◆ Data block:
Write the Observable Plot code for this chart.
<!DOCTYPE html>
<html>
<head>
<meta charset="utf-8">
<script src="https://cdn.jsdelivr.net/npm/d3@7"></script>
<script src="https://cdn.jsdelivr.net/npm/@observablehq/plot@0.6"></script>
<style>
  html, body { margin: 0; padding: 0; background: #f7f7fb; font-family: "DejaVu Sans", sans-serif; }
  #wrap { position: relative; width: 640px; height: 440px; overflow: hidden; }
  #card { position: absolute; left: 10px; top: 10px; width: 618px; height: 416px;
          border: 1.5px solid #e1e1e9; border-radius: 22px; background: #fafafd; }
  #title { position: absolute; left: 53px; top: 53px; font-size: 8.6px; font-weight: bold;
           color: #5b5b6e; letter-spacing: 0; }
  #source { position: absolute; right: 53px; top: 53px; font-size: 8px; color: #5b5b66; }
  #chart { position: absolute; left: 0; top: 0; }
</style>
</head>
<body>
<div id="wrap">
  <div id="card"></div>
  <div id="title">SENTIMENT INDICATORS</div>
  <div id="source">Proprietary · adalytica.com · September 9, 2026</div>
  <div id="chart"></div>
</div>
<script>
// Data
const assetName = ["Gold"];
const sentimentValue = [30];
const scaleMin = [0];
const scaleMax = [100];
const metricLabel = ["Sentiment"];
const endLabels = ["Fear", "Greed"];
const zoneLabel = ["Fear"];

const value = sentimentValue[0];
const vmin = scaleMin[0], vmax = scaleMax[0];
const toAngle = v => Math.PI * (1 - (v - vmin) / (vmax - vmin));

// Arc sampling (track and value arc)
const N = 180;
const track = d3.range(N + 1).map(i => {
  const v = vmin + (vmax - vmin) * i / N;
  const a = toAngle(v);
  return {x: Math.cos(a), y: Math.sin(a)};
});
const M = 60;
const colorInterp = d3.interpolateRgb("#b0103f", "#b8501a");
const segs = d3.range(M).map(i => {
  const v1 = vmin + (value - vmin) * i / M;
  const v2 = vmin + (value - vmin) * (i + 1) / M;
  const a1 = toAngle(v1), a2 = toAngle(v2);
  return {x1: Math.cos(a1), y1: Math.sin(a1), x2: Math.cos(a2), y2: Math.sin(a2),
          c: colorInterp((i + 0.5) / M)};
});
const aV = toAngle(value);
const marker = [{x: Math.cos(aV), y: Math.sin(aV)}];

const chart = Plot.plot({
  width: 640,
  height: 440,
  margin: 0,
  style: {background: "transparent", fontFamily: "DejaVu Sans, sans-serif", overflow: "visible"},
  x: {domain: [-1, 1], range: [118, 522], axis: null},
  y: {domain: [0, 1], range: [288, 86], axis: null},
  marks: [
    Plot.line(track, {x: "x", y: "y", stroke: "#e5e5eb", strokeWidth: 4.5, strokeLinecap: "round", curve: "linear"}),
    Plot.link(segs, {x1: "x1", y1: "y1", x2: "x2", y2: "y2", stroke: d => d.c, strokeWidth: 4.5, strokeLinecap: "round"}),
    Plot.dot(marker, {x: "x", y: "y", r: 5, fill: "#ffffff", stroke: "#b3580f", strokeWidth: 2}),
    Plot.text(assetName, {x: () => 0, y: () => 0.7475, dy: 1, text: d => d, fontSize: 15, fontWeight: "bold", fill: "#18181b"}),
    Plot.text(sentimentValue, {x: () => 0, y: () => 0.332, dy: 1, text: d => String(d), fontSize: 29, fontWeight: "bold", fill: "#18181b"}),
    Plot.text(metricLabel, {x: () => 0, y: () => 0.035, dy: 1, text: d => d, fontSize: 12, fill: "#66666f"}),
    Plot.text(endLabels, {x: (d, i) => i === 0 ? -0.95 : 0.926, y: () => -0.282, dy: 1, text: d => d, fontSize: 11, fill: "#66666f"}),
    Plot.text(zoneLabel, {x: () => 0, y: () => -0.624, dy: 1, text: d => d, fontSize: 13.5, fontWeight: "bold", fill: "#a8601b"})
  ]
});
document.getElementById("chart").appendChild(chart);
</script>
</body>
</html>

◆ Exercise prompt: Copy out every line of the data above, exactly as given.

◆ Worked solution:
Write the Observable Plot code for this chart.
<!DOCTYPE html>
<html>
<head>
<meta charset="utf-8">
<script src="https://cdn.jsdelivr.net/npm/d3@7"></script>
<script src="https://cdn.jsdelivr.net/npm/@observablehq/plot@0.6"></script>
<style>
  html, body { margin: 0; padding: 0; background: #f7f7fb; font-family: "DejaVu Sans", sans-serif; }
  #wrap { position: relative; width: 640px; height: 440px; overflow: hidden; }
  #card { position: absolute; left: 10px; top: 10px; width: 618px; height: 416px;
          border: 1.5px solid #e1e1e9; border-radius: 22px; background: #fafafd; }
  #title { position: absolute; left: 53px; top: 53px; font-size: 8.6px; font-weight: bold;
           color: #5b5b6e; letter-spacing: 0; }
  #source { position: absolute; right: 53px; top: 53px; font-size: 8px; color: #5b5b66; }
  #chart { position: absolute; left: 0; top: 0; }
</style>
</head>
<body>
<div id="wrap">
  <div id="card"></div>
  <div id="title">SENTIMENT INDICATORS</div>
  <div id="source">Proprietary · adalytica.com · September 9, 2026</div>
  <div id="chart"></div>
</div>
<script>
// Data
const assetName = ["Gold"];
const sentimentValue = [30];
const scaleMin = [0];
const scaleMax = [100];
const metricLabel = ["Sentiment"];
const endLabels = ["Fear", "Greed"];
const zoneLabel = ["Fear"];

const value = sentimentValue[0];
const vmin = scaleMin[0], vmax = scaleMax[0];
const toAngle = v => Math.PI * (1 - (v - vmin) / (vmax - vmin));

// Arc sampling (track and value arc)
const N = 180;
const track = d3.range(N + 1).map(i => {
  const v = vmin + (vmax - vmin) * i / N;
  const a = toAngle(v);
  return {x: Math.cos(a), y: Math.sin(a)};
});
const M = 60;
const colorInterp = d3.interpolateRgb("#b0103f", "#b8501a");
const segs = d3.range(M).map(i => {
  const v1 = vmin + (value - vmin) * i / M;
  const v2 = vmin + (value - vmin) * (i + 1) / M;
  const a1 = toAngle(v1), a2 = toAngle(v2);
  return {x1: Math.cos(a1), y1: Math.sin(a1), x2: Math.cos(a2), y2: Math.sin(a2),
          c: colorInterp((i + 0.5) / M)};
});
const aV = toAngle(value);
const marker = [{x: Math.cos(aV), y: Math.sin(aV)}];

const chart = Plot.plot({
  width: 640,
  height: 440,
  margin: 0,
  style: {background: "transparent", fontFamily: "DejaVu Sans, sans-serif", overflow: "visible"},
  x: {domain: [-1, 1], range: [118, 522], axis: null},
  y: {domain: [0, 1], range: [288, 86], axis: null},
  marks: [
    Plot.line(track, {x: "x", y: "y", stroke: "#e5e5eb", strokeWidth: 4.5, strokeLinecap: "round", curve: "linear"}),
    Plot.link(segs, {x1: "x1", y1: "y1", x2: "x2", y2: "y2", stroke: d => d.c, strokeWidth: 4.5, strokeLinecap: "round"}),
    Plot.dot(marker, {x: "x", y: "y", r: 5, fill: "#ffffff", stroke: "#b3580f", strokeWidth: 2}),
    Plot.text(assetName, {x: () => 0, y: () => 0.7475, dy: 1, text: d => d, fontSize: 15, fontWeight: "bold", fill: "#18181b"}),
    Plot.text(sentimentValue, {x: () => 0, y: () => 0.332, dy: 1, text: d => String(d), fontSize: 29, fontWeight: "bold", fill: "#18181b"}),
    Plot.text(metricLabel, {x: () => 0, y: () => 0.035, dy: 1, text: d => d, fontSize: 12, fill: "#66666f"}),
    Plot.text(endLabels, {x: (d, i) => i === 0 ? -0.95 : 0.926, y: () => -0.282, dy: 1, text: d => d, fontSize: 11, fill: "#66666f"}),
    Plot.text(zoneLabel, {x: () => 0, y: () => -0.624, dy: 1, text: d => d, fontSize: 13.5, fontWeight: "bold", fill: "#a8601b"})
  ]
});
document.getElementById("chart").appendChild(chart);
</script>
</body>
</html>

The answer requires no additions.